Sta facendo discutere – e a ragione – la decisione di Genus Bononiae, una delle più prestigiose istituzioni culturali bolognesi di esporre in un museo alcuni murales realizzati su pareti e facciate di edifici, pubblici e privati, del capoluogo emiliano.

Ma non è solo la scelta di fare della c.d. street art il tema di un’esposizione museale, “normalizzando” così un genere artistico “ribelle” a far discutere, quanto quella di realizzare l’esposizione rimuovendo fisicamente dagli edifici sui quali gli artisti le hanno realizzate le opere d’arte in questione senza chiedere nessun permesso o autorizzazione ai loro autori.

La questione è complicata ma meno di quanto non appaia. Lascio ad altri la questione artistico-culturale dell’opportunità di sradicare dalla strada ciò che è nato in strada e mi concentro qui sul solo profilo giuridico della questione.

E’ ovvio – o quasi – che dipingere la facciata di un palazzo altrui con bombolette spray e colori per realizzare un’opera bella o brutta che sia costituisce un’attività che senza il permesso del proprietario dell’edificio è illecita. Ciò non toglie, tuttavia, che ciò che nasce da quello che per molti è solo un atto vandalico bello e buono, è un’opera d’arte.

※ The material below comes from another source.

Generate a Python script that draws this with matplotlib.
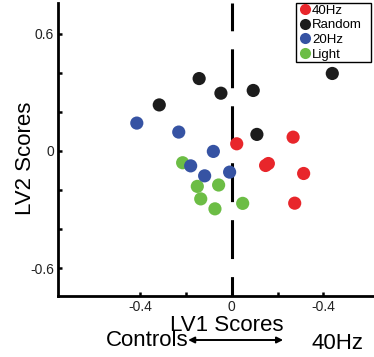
import matplotlib
matplotlib.use("Agg")
import matplotlib.pyplot as plt
from matplotlib.lines import Line2D

plt.rcParams['font.family'] = ['Liberation Sans', 'DejaVu Sans']
plt.rcParams['lines.scale_dashes'] = False

# LV1 / LV2 scores per group
hz40_x = [0.022, 0.268, 0.148, 0.160, 0.314, 0.275]
hz40_y = [0.036, 0.070, -0.075, -0.065, -0.116, -0.268]

random_x = [-0.142, -0.047, 0.094, -0.316, 0.110, 0.439]
random_y = [0.370, 0.295, 0.309, 0.235, 0.084, 0.396]

hz20_x = [-0.414, -0.231, -0.080, -0.179, -0.118, -0.009]
hz20_y = [0.142, 0.096, -0.003, -0.077, -0.128, -0.109]

light_x = [-0.214, -0.150, -0.057, -0.135, -0.073, 0.048]
light_y = [-0.061, -0.182, -0.175, -0.246, -0.297, -0.269]

labels = ['40Hz', 'Random', '20Hz', 'Light']
colors = ['#e8262b', '#1c1c1c', '#3653a3', '#6cbd45']

x_ticks = [-0.4, -0.2, 0, 0.2, 0.4]
x_ticklabels = ['-0.4', '', '0', '', '-0.4']
y_ticks = [-0.6, -0.4, -0.2, 0, 0.2, 0.4, 0.6]
y_ticklabels = ['-0.6', '', '', '0', '', '', '0.6']

fig = plt.figure(figsize=(3.74, 3.57), dpi=100)
ax = fig.add_axes([0.155, 0.171, 0.845, 0.8207])

xmin, xmax = -0.758, 0.621
ymin, ymax = -0.743, 0.757

# dashed zero line
ax.plot([0, 0], [ymax, ymin], color='black', lw=2.2, linestyle=(8, (28, 13)),
        zorder=1, dash_capstyle='butt')

ms = 90
ax.scatter(light_x, light_y, s=ms, color=colors[3], edgecolor='none', zorder=3)
ax.scatter(hz40_x, hz40_y, s=ms, color=colors[0], edgecolor='none', zorder=3)
ax.scatter(random_x, random_y, s=ms, color=colors[1], edgecolor='none', zorder=3)
ax.scatter(hz20_x, hz20_y, s=ms, color=colors[2], edgecolor='none', zorder=3)

ax.set_xlim(xmin, xmax)
ax.set_ylim(ymin, ymax)
ax.set_xticks(x_ticks)
ax.set_xticklabels(x_ticklabels)
ax.set_yticks(y_ticks)
ax.set_yticklabels(y_ticklabels)
ax.tick_params(direction='in', length=3, width=1.8, labelsize=10,
               labelcolor='#222222', pad=3)

for side in ['top', 'right']:
    ax.spines[side].set_visible(False)
for side in ['left', 'bottom']:
    ax.spines[side].set_linewidth(2.0)

handles = [Line2D([], [], marker='o', ls='none', markersize=8,
                  markerfacecolor=c, markeredgecolor='none') for c in colors]
leg = ax.legend(handles, labels, loc='lower left', mode='expand',
                bbox_to_anchor=(296 / 374, 295 / 357, 75 / 374, 62 / 357),
                bbox_transform=fig.transFigure,
                fontsize=9.5, frameon=True, fancybox=False, framealpha=1,
                edgecolor='black', handlelength=1.2, handletextpad=-0.1,
                borderpad=0.1, labelspacing=0.18, borderaxespad=0)
leg.get_frame().set_linewidth(1.0)

fig.text(0.0695, 0.557, 'LV2 Scores', rotation=90, fontsize=16,
         ha='center', va='center')
fig.text(0.607, 0.089, 'LV1 Scores', fontsize=16, ha='center', va='center')
fig.text(0.393, 0.046, 'Controls', fontsize=16, ha='center', va='center')
fig.text(0.902, 0.038, '40Hz', fontsize=16, ha='center', va='center')

ax.annotate('', xy=(0.757, 0.0476), xytext=(0.503, 0.0476),
            xycoords='figure fraction', textcoords='figure fraction',
            arrowprops=dict(arrowstyle='<|-|>', color='black', lw=1.4,
                            mutation_scale=9, shrinkA=0, shrinkB=0))

fig.savefig('out.png', dpi=100)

E che si tratti di un’opera d’arte, almeno nella vicenda bolognese, non sembra esserci dubbio alcuno considerato che il caso nasce proprio dalla decisione di un’istituzione culturale di esporre le opere in questione in una galleria d’arte.

E allora ecco la questione giuridica e culturale al tempo stesso. Se il murales è un’opera d’arte non dovrebbe toccare solo ed esclusivamente al suo autore decidere se ed in che termini altri possano disporne? Non dovrebbero essere gli artisti autori dei murales in questione a decidere se reputino opportuno o meno, vantaggioso – non tanto economicamente ma culturalmente – o meno che le loro opere, nate sulla strada e per la strada, finiscano in una galleria d’arte?

Ed è questo l’aspetto della vicenda bolognese che lascia più perplessi: la circostanza che un’istituzione culturale, indiscutibilmente mossa da nobili propositi, sembri – almeno a quanto sin qui è dato sapere – preoccuparsi così poco di quelli che in “legalese”, si chiamano i diritti morali d’autore, primo tra tutti proprio quello “di opporsi a qualsiasi deformazione, mutilazione od altra modificazione, ed a ogni atto a danno dell’opera stessa, che possano essere di pregiudizio al suo onore o alla sua reputazione”.

E per convincersi che un murales riprodotto in galleria sia destinato a diventare qualcosa di diverso da ciò che era all’origine è sufficiente sfogliare qualche immagine di alcune delle opere di street art che popolano le strade delle città del mondo intero.

Insomma il sospetto è che, ancora nel 2016, l’arte di strada sia considerata figlia di un dio minore e che gli artisti che la animano e producono, solo perché spesso la realizzano violando questa o quella legge ( osa di per sé, ovviamente, deplorevole) debbano considerarsi artisti minori o autori con meno diritti di quelli che spettano all’autore della tela meno originale e creativa del mondo.

Passi – come è accaduto nei mesi scorsi negli USA – che Moschino si appropri dell’immagine di un murales di un artista di strada per riprodurlo sui suoi abiti senza preoccuparsi della circostanza che farlo fosse o non fosse in linea con la percezione artistica dell’autore dell’opera in questione ma che un’istituzione culturale scivoli nello stesso errore di sottovalutare i diritti degli artisti di strada nell’ambito di un’iniziativa attraverso la quale si propone l’obiettivo di promuoverne le opere è circostanza che lascia davvero perplessi.

L’arte è arte che sia riprodotta su una tela in cornice o sulla facciata di un palazzo e gli artisti sono artisti che impugnino un pennello o una bomboletta spray.

Che i secondi, talvolta, violino la legge e debbano – come peraltro avviene di frequente in Italia e nel resto del mondo – risponderne, non ha nulla a che vedere con il fatto che meritino, comunque, di vedersi riconoscere tutte le loro prerogative di autori.